I was in Green Apple Bookstore, the little Green Apple on 9th, looking for the novels of Albert Cossery, the Egyptian-born French writer recommended to me by Antoine Sevilla of San Julien, France, a village so small it's just big enough for Antoine and his wife, Genevieve.
(Antoine's an artist. You may visit his website at antoinesevilla.com)
There was no Cossery--I'm 0 for 3 in my bookstore search for him, which means I'll probably have to go to City Lights, that corporate behemouth on Columbus that still poses as beat--and so I wandered aimlessly into Green Apple's "Poetry" section, as if by accident.
It's not much of a section, a couple of shelves, one at eye level and one below, as I recall.
Looking at the poetry books there I had no desire to take any one of them off the shelf and start reading, as I always have had in the past. There were either the old familiar names or the new names that were unfamiliar to me. I saw that John Ashberry has a new book, as does Louise Gluck (not poetry, but essays on poetry). There were more women poets than men poets. I don't know if this means that there are more women publishing poetry than men or if Green Apple's poetry buyer has a predilection for women poets.
In the past I would have stayed in the poetry section for at least a half-hour, going through the new books, able, I always believed, to discern from opening a book at random whether the poet had anything to say to me, going from one book to another, gathering up language that had been separated into lines so that at least it looked like a poem, knowing how rare poetry is and knowing how thrilling it was for me to actualy find it once in awhile.

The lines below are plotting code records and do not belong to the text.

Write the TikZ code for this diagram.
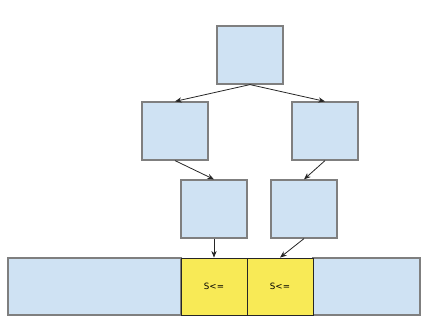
\documentclass[tikz,border=0pt]{standalone}
\usepackage{fontspec}
\setmainfont{DejaVu Sans}
\usetikzlibrary{arrows.meta}

\definecolor{boxblue}{HTML}{CFE2F3}
\definecolor{cellyellow}{HTML}{F8EA56}
\definecolor{edgegray}{HTML}{7F7F7F}

\begin{document}
\begin{tikzpicture}[x=0.75pt,y=-0.75pt,>={Stealth[length=5pt,width=4pt]},
  block/.style={draw=edgegray,fill=boxblue,line width=0.9pt,inner sep=0pt,
    minimum width=49.5pt,minimum height=43.5pt},
  stripcell/.style={draw=edgegray,fill=boxblue,line width=0.9pt,inner sep=0pt,
    minimum height=42.75pt},
  sumcell/.style={draw=black!85,fill=cellyellow,line width=0.6pt,inner sep=0pt,
    minimum width=49.5pt,minimum height=42.75pt,font=\fontsize{6.5}{7}\selectfont}]
  \useasboundingbox (0,0) rectangle (429,325);
  % tree
  \node[block] (root) at (250,55) {};
  \node[block] (left) at (175,131) {};
  \node[block] (right) at (325,131) {};
  \node[block] (lleaf) at (214,209) {};
  \node[block] (rleaf) at (304,209) {};
  % bottom strip
  \node[stripcell,minimum width=129.75pt] (head) at (94.5,286.5) {};
  \node[stripcell,minimum width=80.25pt] (tail) at (366.5,286.5) {};
  \node[sumcell] (sa) at (214,286.5) {S<=};
  \node[sumcell] (sb) at (280,286.5) {S<=};
  \draw[->,black!85,line width=0.6pt] (root.south) -- (left.north);
  \draw[->,black!85,line width=0.6pt] (root.south) -- (right.north);
  \draw[->,black!85,line width=0.6pt] (left.south) -- (lleaf.north);
  \draw[->,black!85,line width=0.6pt] (right.south) -- (rleaf.north);
  \draw[->,black!85,line width=0.6pt] (lleaf.south) -- (sa.north);
  \draw[->,black!85,line width=0.6pt] (rleaf.south) -- (sb.north);
\end{tikzpicture}
\end{document}
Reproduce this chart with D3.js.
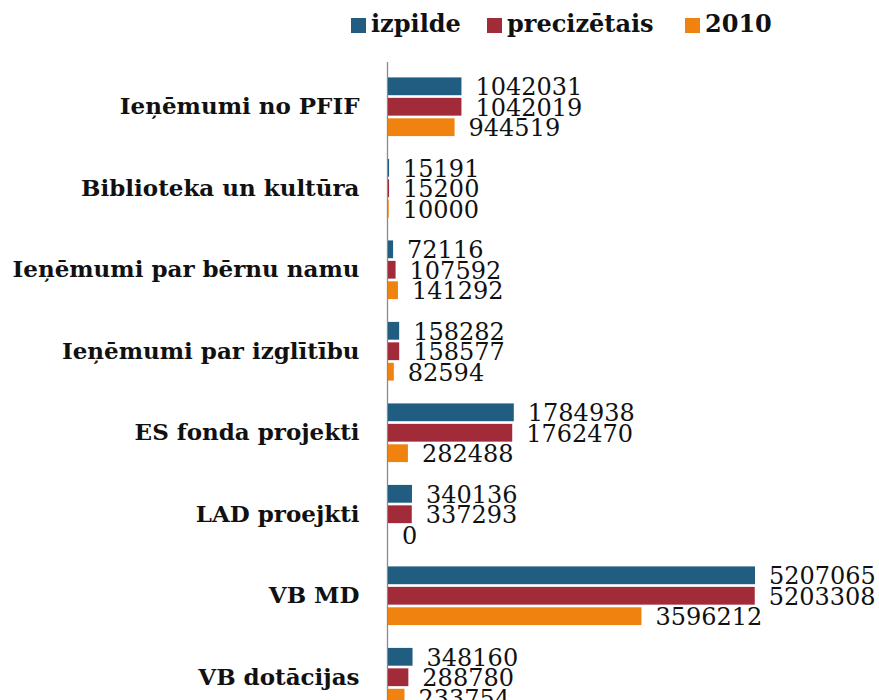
<!DOCTYPE html>
<html>
<head>
<meta charset="utf-8">
<script src="https://cdn.jsdelivr.net/npm/d3@7"></script>
<style>
  body { margin: 0; background: #fff; }
  svg { display: block; }
  .cat text { font-family: "DejaVu Serif", serif; font-weight: bold; font-size: 23px; fill: #111; }
  .val { font-family: "DejaVu Serif", serif; font-size: 24px; fill: #111; }
  .legend text { font-family: "DejaVu Serif", serif; font-weight: bold; font-size: 24px; fill: #111; }
</style>
</head>
<body>
<div id="chart"></div>
<script>
const categories = ['Ieņēmumi no PFIF', 'Biblioteka un kultūra', 'Ieņēmumi par bērnu namu',
    'Ieņēmumi par izglītību', 'ES fonda projekti', 'LAD proejkti', 'VB MD', 'VB dotācijas'];
const seriesNames = ['izpilde', 'precizētais', '2010'];
const izpilde = [1042031, 15191, 72116, 158282, 1784938, 340136, 5207065, 348160];
const precizetais = [1042019, 15200, 107592, 158577, 1762470, 337293, 5203308, 288780];
const y2010 = [944519, 10000, 141292, 82594, 282488, 0, 3596212, 233754];
const colors = ['#215d80', '#a12b38', '#f0820f'];

const width = 879, height = 700;
const values = [izpilde, precizetais, y2010];

const svg = d3.select('#chart').append('svg')
    .attr('width', width)
    .attr('height', height);

const y0 = d3.scaleBand()
    .domain(categories)
    .range([66, 718])
    .paddingInner(0.28)
    .paddingOuter(0.14);

const y1 = d3.scaleBand()
    .domain(seriesNames)
    .range([0, y0.bandwidth()])
    .paddingInner(0.13);

const x = d3.scaleLinear()
    .domain([0, d3.max(values.flat())])
    .range([388, 755]);

// category axis, labels only
const axis = svg.append('g')
    .attr('class', 'cat')
    .attr('transform', 'translate(' + 387.5 + ',0)')
    .call(d3.axisLeft(y0).tickSize(0).tickPadding(28));
axis.attr('font-family', null).attr('font-size', null);
axis.select('.domain')
    .attr('d', 'M0,62V' + height)
    .attr('stroke', '#8a8a8a')
    .attr('stroke-width', 1.3);
axis.selectAll('.tick text')
    .attr('dy', '0.32em');

// bars
const groups = svg.append('g').selectAll('g')
    .data(categories)
    .join('g')
    .attr('transform', d => 'translate(0,' + y0(d) + ')');

groups.selectAll('rect')
    .data((d, i) => seriesNames.map((s, j) => ({ s: s, v: values[j][i], c: colors[j] })))
    .join('rect')
    .attr('x', x(0))
    .attr('y', d => y1(d.s))
    .attr('width', d => x(d.v) - x(0))
    .attr('height', y1.bandwidth())
    .attr('fill', d => d.c);

groups.selectAll('text')
    .data((d, i) => seriesNames.map((s, j) => ({ s: s, v: values[j][i] })))
    .join('text')
    .attr('class', 'val')
    .attr('x', d => x(d.v) + 14)
    .attr('y', d => y1(d.s) + y1.bandwidth() / 2 + 9)
    .text(d => d.v);

// legend
const legendX = [351, 487, 685];
const legend = svg.append('g').attr('class', 'legend')
    .selectAll('g')
    .data(seriesNames)
    .join('g')
    .attr('transform', (d, i) => 'translate(' + legendX[i] + ',0)');
legend.append('rect')
    .attr('x', 0).attr('y', 18)
    .attr('width', 15).attr('height', 15)
    .attr('fill', (d, i) => colors[i]);
legend.append('text')
    .attr('x', 20).attr('y', 32)
    .text(d => d);
</script>
</body>
</html>
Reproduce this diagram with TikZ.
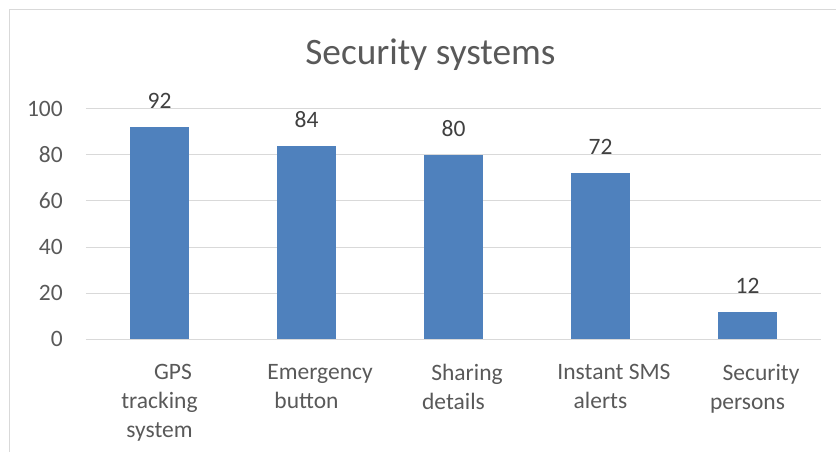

This time my curiousity was completely limp. I had no intention of panning for gold I might find. The search I'd been on for so many years--finding voices new to me--was over, at least for the moment that I could imagine would be in perpetuity.
What had changed? Why had this feeling come over me, taking away a pleasure I'd enjoyed for many years? The poetry section seemed like one long continuous book of poems, good and bad poems, indifferent poems, poems trying to be poems written by men and women trying to be poets? From the time I left the bookstore, walking through Golden Gate Park, to the time I reached home I thought about this, not yet coming up with an answer.
Sometimes you find the music you're searching for, and sometimes you don't.